- Developer: PikPok
- Publisher: Adult Swim Games
- Platforms: iOS, Android
- Release: September 15, 2011
- Genre: Puzzle

= Monsters Ate My Condo =

2011 video game

Monsters Ate My Condo was an iOS tile-matching video game developed by PikPok and released on September 15, 2011 by Adult Swim Games for $0.99. A sequel, Super Monsters Ate My Condo, was released in 2012.

==Gameplay==
The main goal of the game is to feed four unique monsters their specific color-coded floors of a condo. These monsters, dubbed Boat Head, Reginald Starfire, Mr. Shigoto and Lord Ferocious, are fed the floors of the condo through the player swiping the appropriately-colored floors to them in either Endless or Timed Attack mode. When you match three or more of the same color, you earn additional point and switch out one of the present monsters for another. However, it's game over if you either fail to keep the condo tower straight or feed the wrong colored-condo floor to the wrong monster too many times.

==Reception==
===Monsters Ate My Condo===
The game had a Metacritic rating of 87% based on 14 critic reviews.

Modojo deemed it "a bizarre but immensely satisfying experience, thanks in part to the addictive premise, excessively colorful graphics, NES style music and online leaderboards. " Pocket GamerUK called it "The best Adult Swim title to date, and a squeak away from classic status." Gamezebo said "Some people may decry the lack of variety involved (the game only offer two modes – endless and time attack), but games like this don't need to be anything more than what they are to be a success. Now if you'll excuse me, I have some monsters to feed. "

During the 15th Annual Interactive Achievement Awards, the Academy of Interactive Arts & Sciences nominated Monsters Ate My Condo for "Casual Game of the Year".

===Super Monsters Ate My Condo===
The game had a Metacritic score of 86% based on 9 critic reviews.

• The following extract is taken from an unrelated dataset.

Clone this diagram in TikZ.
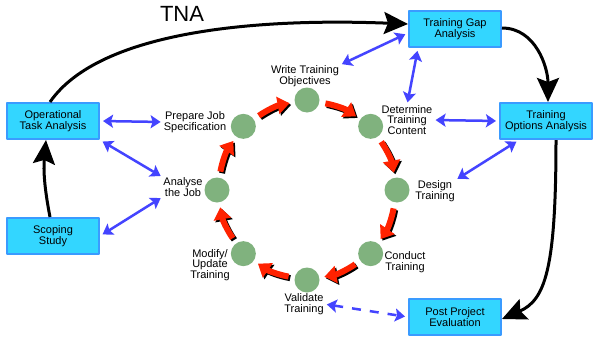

TouchArcade wrote "If you enjoyed the first Monsters Ate My Condo, I think this is an upgrade that's worth your time and dollar. It looks better, it sounds better, and it still has that completely wacky style that's almost impossible not to love. " Gamezebo said "Unless you play MAMC strictly for Endless Mode, Super Monsters Ate My Condo is absolutely the superior game and what the original should have been, even if we didn't realize it at the time. It retains all of the ridiculous charm and ingenuity from its predecessor, sandwiched between more, more, more: more content, more hooks, and more fun. That's a combo any monster would salivate over". Modojo said "If you're one of those boring old-fashioned gamers who values crazy things like fun, compulsion, and competitiveness, you really owe it to yourself to grab this stellar action-puzzler. "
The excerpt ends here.